Как жгли потом машину вместе с телами, как волокли ее 8 км в соседнее село и топили в реке, что было в последующие годы, я рассказал в книге «Черная папка», опубликованной у нас и в Хорватии пять лет назад. В тот же год произошло знаменательное событие. Многие десятки моих писем и обращений в разные инстанции, в том числе к трем президентам России, с просьбой провести наконец профессиональное расследование, наградить ребят посмертно, решить проблемы с компенсациями семьям погибших и увековечить их память, например памятными досками на домах, где они жили, и на здании телецентра «Останкино», все эти годы оставались без ответа. А вот в Хорватии идею поставить памятник моим друзьям на месте их гибели поддержали. И сделали это местные журналисты и ветеранские организации. Собрали деньги на сам камень и материалы. Нашли мастеров, которые, узнав, кому памятник, отказались от гонорара. Меня попросили сделать надпись. Я предложил такую: «На этом месте 1 сентября 1991 года при исполнении своего профессионального долга трагически погибли журналисты Гостелерадио СССР Виктор Ногин и Геннадий Куринной. Вечная память». Возникла проблема — хорваты не знали, что такое Гостелерадио, и им было непонятно, почему я пишу «СССР» на памятнике журналистам из России. И тогда я нашел выход — «русские журналисты». Это всех удовлетворило. Памятник открыли 1 сентября 2011-го.

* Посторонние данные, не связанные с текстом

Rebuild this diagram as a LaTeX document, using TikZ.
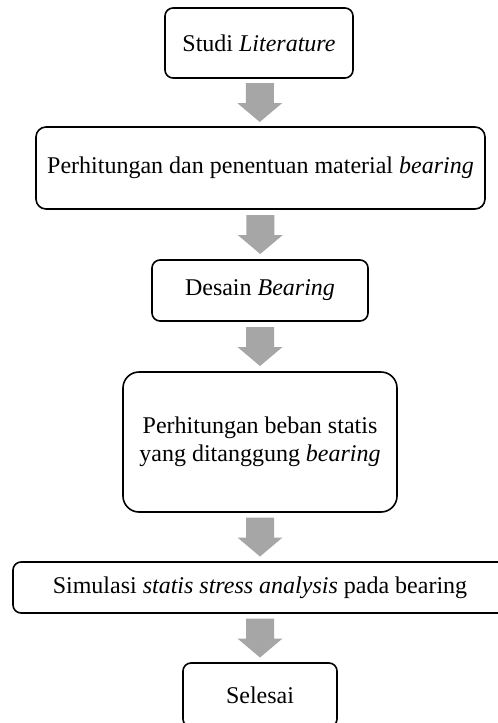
\documentclass[tikz,border=0pt]{standalone}
\usepackage{fontspec}
\setmainfont{Liberation Serif}
\usetikzlibrary{calc}
\definecolor{arrowgray}{HTML}{A6A6A6}
\tikzset{
  flowbox/.style={draw=black, line width=1.6pt, rounded corners=8pt, inner sep=0pt,
    align=center, font=\fontsize{24}{27.5}\selectfont, text=black},
  arrowfill/.style={fill=arrowgray, draw=none}
}
\newcommand\blockarrow[2]{%
  \fill[arrowfill] ($(#1.south)!0.5!(#2.north)$) ++(-14,-19.5) -- ++(28,0) -- ++(0,20)
    -- ++(8.5,0) -- ++(-22.5,19) -- ++(-22.5,-19) -- ++(8.5,0) -- cycle;}
\begin{document}
\begin{tikzpicture}[x=1pt,y=-1pt]
\clip (0,0) rectangle (498,723);
\fill[white] (0,0) rectangle (498,723);
\node[flowbox, minimum width=188pt, minimum height=70pt] (b1) at (259,43) {Studi \textit{Literature}};
\node[flowbox, rounded corners=10pt, minimum width=449pt, minimum height=82pt] (b2) at (260.5,168) {Perhitungan dan penentuan material \textit{bearing}};
\node[flowbox, minimum width=216pt, minimum height=61pt] (b3) at (260,290.5) {Desain \textit{Bearing}};
\node[flowbox, rounded corners=16pt, minimum width=274pt, minimum height=140pt] (b4) at (260,442) {Perhitungan beban statis\\yang ditanggung \textit{bearing}};
\node[flowbox, minimum width=494pt, minimum height=51pt] (b5) at (260,587.5) {Simulasi \textit{statis stress analysis} pada bearing};
\node[flowbox, minimum width=154pt, minimum height=64pt] (b6) at (260,695) {Selesai};
\blockarrow{b1}{b2}
\blockarrow{b2}{b3}
\blockarrow{b3}{b4}
\blockarrow{b4}{b5}
\blockarrow{b5}{b6}
\end{tikzpicture}
\end{document}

Тогда же мне удалось встретиться с начальником управления Генеральной прокуратуры Хорватии по расследованию военных преступлений. Я предложил ему обратиться к коллегам в прокуратуры Сербии, Боснии и России с инициативой создать совместную следственную бригаду для окончания расследования, обменяться всеми имеющимися по делу документами, создать общий банк данных.

Предложение было принято: меня попросили написать проект обращения в Генпрокуратуру РФ. Я это сделал, но что было дальше с документом — не знаю. А через год меня вызвали в межрайонную прокуратуру Москвы, где молодой следователь строго спросил, что я делал в Югославии в 1990–1991 годах. И что я знаю о таких-то людях. При этом он назвал совершенно неизвестные мне фамилии. Получив ответ, что я не был в эти годы в Югославии, а названных людей не знаю, он загрустил: «А о чем же буду писать протокол?» И я написал его сам.

Прошло еще 4 года. И вот я в новом здании Генеральной прокуратуры Хорватии. Меня принимают начальник управления по расследованию военных преступлений, заместитель генерального прокурора Юрица Илич и заместитель окружного прокурора, следователь по делу Ногина и Куринного Роберт Петровечки. На столе перед нами десяток папок с документами, на каждой — фамилии моих друзей. Самая толстая датирована 1995 годом. Самая тонкая — 2016-м. Мне поясняют: дело журналистов все эти годы находится в работе. Предо мной кладут документ, подписанный и.о. начальника управления правовой помощи Главного управления международно-правового сотрудничества Генпрокуратуры РФ А.М. Тычининым. На 6 листах приложения — написанный мною же когда-то в Москве протокол. Меня просят объяснить, как понять то, что написано в сопроводительном письме? А написано следующее:

Уважаемые коллеги!

Генеральная прокуратура Российской Федерации свидетельствует свое уважение Министерству юстиции Республики Хорватия и в соответствии с Европейской конвенцией о взаимной правовой помощи по уголовным делам от 20.04.1959 и Договором между СССР и ФНРЮ о правовой помощи по гражданским, семейным и уголовным делам от 24.02.1962 направляет дополнительные материалы, полученные при исполнении запроса Окружной прокуратуры г. Сисак об оказании правовой помощи по уголовному делу №…, возбужденному по факту убийства российских журналистов Ногина В.В. и Куринного Г.Д.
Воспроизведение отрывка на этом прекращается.